_Available data:_
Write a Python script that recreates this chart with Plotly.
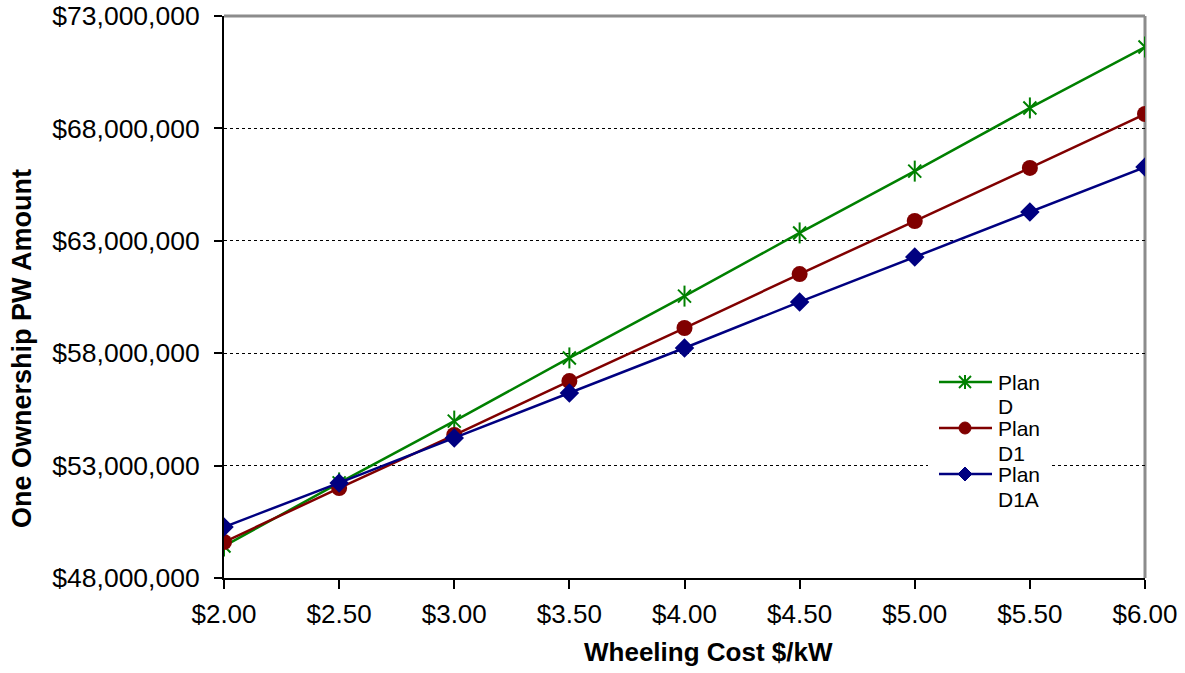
import plotly.graph_objects as go

# Wheeling cost ($/kW) on the x axis
wheeling_cost = [2.0, 2.5, 3.0, 3.5, 4.0, 4.5, 5.0, 5.5, 6.0]
x_tick_labels = ["$2.00", "$2.50", "$3.00", "$3.50", "$4.00", "$4.50", "$5.00", "$5.50", "$6.00"]

# One-ownership present-worth amounts (dollars)
plan_d = [49_420_000, 52_230_000, 54_980_000, 57_790_000, 60_540_000,
          63_350_000, 66_100_000, 68_910_000, 71_620_000]
plan_d1 = [49_600_000, 52_000_000, 54_360_000, 56_760_000, 59_120_000,
           61_520_000, 63_880_000, 66_240_000, 68_640_000]
plan_d1a = [50_270_000, 52_230_000, 54_230_000, 56_230_000, 58_230_000,
            60_280_000, 62_280_000, 64_280_000, 66_280_000]

y_tick_vals = [48_000_000, 53_000_000, 58_000_000, 63_000_000, 68_000_000, 73_000_000]
y_tick_labels = ["$48,000,000", "$53,000,000", "$58,000,000", "$63,000,000",
                 "$68,000,000", "$73,000,000"]

series_names = [("Plan", "D"), ("Plan", "D1"), ("Plan", "D1A")]
GREEN, RED, BLUE = "#008000", "#800000", "#000080"

FONT = "Liberation Sans, Arial, sans-serif"
W, H = 1185, 673
L, R, T, B = 224, 40, 16, 95
PW, PH = W - L - R, H - T - B


def px(xp):
    """Pixel column -> paper x."""
    return (xp - L) / PW


def py(yp):
    """Pixel row -> paper y."""
    return (H - B - yp) / PH


fig = go.Figure()

# Plan D: star marker drawn as an X with a vertical bar
fig.add_trace(go.Scatter(
    x=wheeling_cost, y=plan_d, name="Plan D", mode="lines+markers",
    line=dict(color=GREEN, width=2.5),
    marker=dict(symbol="x-thin-open", size=13, color=GREEN, line=dict(color=GREEN, width=2)),
))
fig.add_trace(go.Scatter(
    x=wheeling_cost, y=plan_d, name="Plan D", mode="markers", hoverinfo="skip",
    marker=dict(symbol="line-ns-open", size=15, color=GREEN, line=dict(color=GREEN, width=2)),
))
fig.add_trace(go.Scatter(
    x=wheeling_cost, y=plan_d1, name="Plan D1", mode="lines+markers",
    line=dict(color=RED, width=2.5),
    marker=dict(symbol="circle", size=16, color=RED),
))
fig.add_trace(go.Scatter(
    x=wheeling_cost, y=plan_d1a, name="Plan D1A", mode="lines+markers",
    line=dict(color=BLUE, width=2.5),
    marker=dict(symbol="diamond", size=15, color=BLUE),
))

shapes = []
annotations = []

# gray frame on the top and right edges of the plot area
shapes.append(dict(type="line", xref="paper", yref="paper", x0=0, x1=1, y0=1, y1=1,
                   line=dict(color="#8c8c8c", width=3), layer="above"))
shapes.append(dict(type="line", xref="paper", yref="paper", x0=1, x1=1, y0=0, y1=1,
                   line=dict(color="#8c8c8c", width=3), layer="below"))

# legend: white box, line swatch with marker, two-line label
shapes.append(dict(type="rect", xref="paper", yref="paper",
                   x0=px(928), x1=px(1052), y0=py(512), y1=py(368),
                   fillcolor="white", line=dict(width=0), layer="above"))
legend_colors = [GREEN, RED, BLUE]
for i, ((first, second), col) in enumerate(zip(series_names, legend_colors)):
    yc = 382 + 46 * i
    shapes.append(dict(type="line", xref="paper", yref="paper",
                       x0=px(939), x1=px(992), y0=py(yc), y1=py(yc),
                       line=dict(color=col, width=2.5), layer="above"))
    cx = 965
    if i == 0:
        for dx, dy in ((6, 6), (6, -6)):
            shapes.append(dict(type="line", xref="paper", yref="paper",
                               x0=px(cx - dx), x1=px(cx + dx), y0=py(yc - dy), y1=py(yc + dy),
                               line=dict(color=col, width=2), layer="above"))
        shapes.append(dict(type="line", xref="paper", yref="paper",
                           x0=px(cx), x1=px(cx), y0=py(yc - 7), y1=py(yc + 7),
                           line=dict(color=col, width=2), layer="above"))
    elif i == 1:
        shapes.append(dict(type="circle", xref="paper", yref="paper",
                           x0=px(cx - 6), x1=px(cx + 6), y0=py(yc + 6), y1=py(yc - 6),
                           fillcolor=col, line=dict(color=col, width=1), layer="above"))
    else:
        path = (f"M {px(cx - 7)} {py(yc)} L {px(cx)} {py(yc - 7)} "
                f"L {px(cx + 7)} {py(yc)} L {px(cx)} {py(yc + 7)} Z")
        shapes.append(dict(type="path", xref="paper", yref="paper", path=path,
                           fillcolor=col, line=dict(color=col, width=1), layer="above"))
    for j, txt in enumerate((first, second)):
        annotations.append(dict(text=txt, xref="paper", yref="paper",
                                x=px(996), y=py(yc + 25 * j), xanchor="left", yanchor="middle",
                                showarrow=False,
                                font=dict(family=FONT, size=21, color="black")))

# axis titles
annotations.append(dict(text="<b>Wheeling Cost $/kW</b>", xref="paper", yref="paper",
                        x=px(708), y=py(652), xanchor="center", yanchor="middle",
                        showarrow=False,
                        font=dict(family=FONT, size=26, color="black")))
annotations.append(dict(text="<b>One Ownership PW Amount</b>", xref="paper", yref="paper",
                        x=px(22), y=py(349), xanchor="center", yanchor="middle",
                        textangle=-90, showarrow=False,
                        font=dict(family=FONT, size=27, color="black")))

fig.update_layout(
    width=W, height=H,
    margin=dict(l=L, r=R, t=T, b=B, autoexpand=False),
    paper_bgcolor="white", plot_bgcolor="white",
    font=dict(family=FONT, size=21, color="black"),
    showlegend=False,
    shapes=shapes,
    annotations=annotations,
    xaxis=dict(
        range=[2.0, 6.0], tickvals=wheeling_cost, ticktext=x_tick_labels,
        showgrid=False, zeroline=False, automargin=False,
        showline=True, linecolor="black", linewidth=2,
        ticks="outside", ticklen=9, tickwidth=2, tickcolor="black",
        ticklabelstandoff=3,
        tickfont=dict(family=FONT, size=26, color="black"),
    ),
    yaxis=dict(
        range=[48_000_000, 73_000_000], tickvals=y_tick_vals, ticktext=y_tick_labels,
        showgrid=True, gridcolor="black", gridwidth=1, griddash="dot",
        zeroline=False, automargin=False,
        showline=True, linecolor="black", linewidth=2,
        ticks="outside", ticklen=8, tickwidth=2, tickcolor="black",
        ticklabelstandoff=9,
        tickfont=dict(family=FONT, size=26.5, color="black"),
    ),
)

fig.write_html("out.html")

_Written request:_ Copy every line of the data word for word, omitting the images.

_Written response:_
Write a Python script that recreates this chart with Plotly.
import plotly.graph_objects as go

# Wheeling cost ($/kW) on the x axis
wheeling_cost = [2.0, 2.5, 3.0, 3.5, 4.0, 4.5, 5.0, 5.5, 6.0]
x_tick_labels = ["$2.00", "$2.50", "$3.00", "$3.50", "$4.00", "$4.50", "$5.00", "$5.50", "$6.00"]

# One-ownership present-worth amounts (dollars)
plan_d = [49_420_000, 52_230_000, 54_980_000, 57_790_000, 60_540_000,
          63_350_000, 66_100_000, 68_910_000, 71_620_000]
plan_d1 = [49_600_000, 52_000_000, 54_360_000, 56_760_000, 59_120_000,
           61_520_000, 63_880_000, 66_240_000, 68_640_000]
plan_d1a = [50_270_000, 52_230_000, 54_230_000, 56_230_000, 58_230_000,
            60_280_000, 62_280_000, 64_280_000, 66_280_000]

y_tick_vals = [48_000_000, 53_000_000, 58_000_000, 63_000_000, 68_000_000, 73_000_000]
y_tick_labels = ["$48,000,000", "$53,000,000", "$58,000,000", "$63,000,000",
                 "$68,000,000", "$73,000,000"]

series_names = [("Plan", "D"), ("Plan", "D1"), ("Plan", "D1A")]
GREEN, RED, BLUE = "#008000", "#800000", "#000080"

FONT = "Liberation Sans, Arial, sans-serif"
W, H = 1185, 673
L, R, T, B = 224, 40, 16, 95
PW, PH = W - L - R, H - T - B


def px(xp):
    """Pixel column -> paper x."""
    return (xp - L) / PW


def py(yp):
    """Pixel row -> paper y."""
    return (H - B - yp) / PH


fig = go.Figure()

# Plan D: star marker drawn as an X with a vertical bar
fig.add_trace(go.Scatter(
    x=wheeling_cost, y=plan_d, name="Plan D", mode="lines+markers",
    line=dict(color=GREEN, width=2.5),
    marker=dict(symbol="x-thin-open", size=13, color=GREEN, line=dict(color=GREEN, width=2)),
))
fig.add_trace(go.Scatter(
    x=wheeling_cost, y=plan_d, name="Plan D", mode="markers", hoverinfo="skip",
    marker=dict(symbol="line-ns-open", size=15, color=GREEN, line=dict(color=GREEN, width=2)),
))
fig.add_trace(go.Scatter(
    x=wheeling_cost, y=plan_d1, name="Plan D1", mode="lines+markers",
    line=dict(color=RED, width=2.5),
    marker=dict(symbol="circle", size=16, color=RED),
))
fig.add_trace(go.Scatter(
    x=wheeling_cost, y=plan_d1a, name="Plan D1A", mode="lines+markers",
    line=dict(color=BLUE, width=2.5),
    marker=dict(symbol="diamond", size=15, color=BLUE),
))

shapes = []
annotations = []

# gray frame on the top and right edges of the plot area
shapes.append(dict(type="line", xref="paper", yref="paper", x0=0, x1=1, y0=1, y1=1,
                   line=dict(color="#8c8c8c", width=3), layer="above"))
shapes.append(dict(type="line", xref="paper", yref="paper", x0=1, x1=1, y0=0, y1=1,
                   line=dict(color="#8c8c8c", width=3), layer="below"))

# legend: white box, line swatch with marker, two-line label
shapes.append(dict(type="rect", xref="paper", yref="paper",
                   x0=px(928), x1=px(1052), y0=py(512), y1=py(368),
                   fillcolor="white", line=dict(width=0), layer="above"))
legend_colors = [GREEN, RED, BLUE]
for i, ((first, second), col) in enumerate(zip(series_names, legend_colors)):
    yc = 382 + 46 * i
    shapes.append(dict(type="line", xref="paper", yref="paper",
                       x0=px(939), x1=px(992), y0=py(yc), y1=py(yc),
                       line=dict(color=col, width=2.5), layer="above"))
    cx = 965
    if i == 0:
        for dx, dy in ((6, 6), (6, -6)):
            shapes.append(dict(type="line", xref="paper", yref="paper",
                               x0=px(cx - dx), x1=px(cx + dx), y0=py(yc - dy), y1=py(yc + dy),
                               line=dict(color=col, width=2), layer="above"))
        shapes.append(dict(type="line", xref="paper", yref="paper",
                           x0=px(cx), x1=px(cx), y0=py(yc - 7), y1=py(yc + 7),
                           line=dict(color=col, width=2), layer="above"))
    elif i == 1:
        shapes.append(dict(type="circle", xref="paper", yref="paper",
                           x0=px(cx - 6), x1=px(cx + 6), y0=py(yc + 6), y1=py(yc - 6),
                           fillcolor=col, line=dict(color=col, width=1), layer="above"))
    else:
        path = (f"M {px(cx - 7)} {py(yc)} L {px(cx)} {py(yc - 7)} "
                f"L {px(cx + 7)} {py(yc)} L {px(cx)} {py(yc + 7)} Z")
        shapes.append(dict(type="path", xref="paper", yref="paper", path=path,
                           fillcolor=col, line=dict(color=col, width=1), layer="above"))
    for j, txt in enumerate((first, second)):
        annotations.append(dict(text=txt, xref="paper", yref="paper",
                                x=px(996), y=py(yc + 25 * j), xanchor="left", yanchor="middle",
                                showarrow=False,
                                font=dict(family=FONT, size=21, color="black")))

# axis titles
annotations.append(dict(text="<b>Wheeling Cost $/kW</b>", xref="paper", yref="paper",
                        x=px(708), y=py(652), xanchor="center", yanchor="middle",
                        showarrow=False,
                        font=dict(family=FONT, size=26, color="black")))
annotations.append(dict(text="<b>One Ownership PW Amount</b>", xref="paper", yref="paper",
                        x=px(22), y=py(349), xanchor="center", yanchor="middle",
                        textangle=-90, showarrow=False,
                        font=dict(family=FONT, size=27, color="black")))

fig.update_layout(
    width=W, height=H,
    margin=dict(l=L, r=R, t=T, b=B, autoexpand=False),
    paper_bgcolor="white", plot_bgcolor="white",
    font=dict(family=FONT, size=21, color="black"),
    showlegend=False,
    shapes=shapes,
    annotations=annotations,
    xaxis=dict(
        range=[2.0, 6.0], tickvals=wheeling_cost, ticktext=x_tick_labels,
        showgrid=False, zeroline=False, automargin=False,
        showline=True, linecolor="black", linewidth=2,
        ticks="outside", ticklen=9, tickwidth=2, tickcolor="black",
        ticklabelstandoff=3,
        tickfont=dict(family=FONT, size=26, color="black"),
    ),
    yaxis=dict(
        range=[48_000_000, 73_000_000], tickvals=y_tick_vals, ticktext=y_tick_labels,
        showgrid=True, gridcolor="black", gridwidth=1, griddash="dot",
        zeroline=False, automargin=False,
        showline=True, linecolor="black", linewidth=2,
        ticks="outside", ticklen=8, tickwidth=2, tickcolor="black",
        ticklabelstandoff=9,
        tickfont=dict(family=FONT, size=26.5, color="black"),
    ),
)

fig.write_html("out.html")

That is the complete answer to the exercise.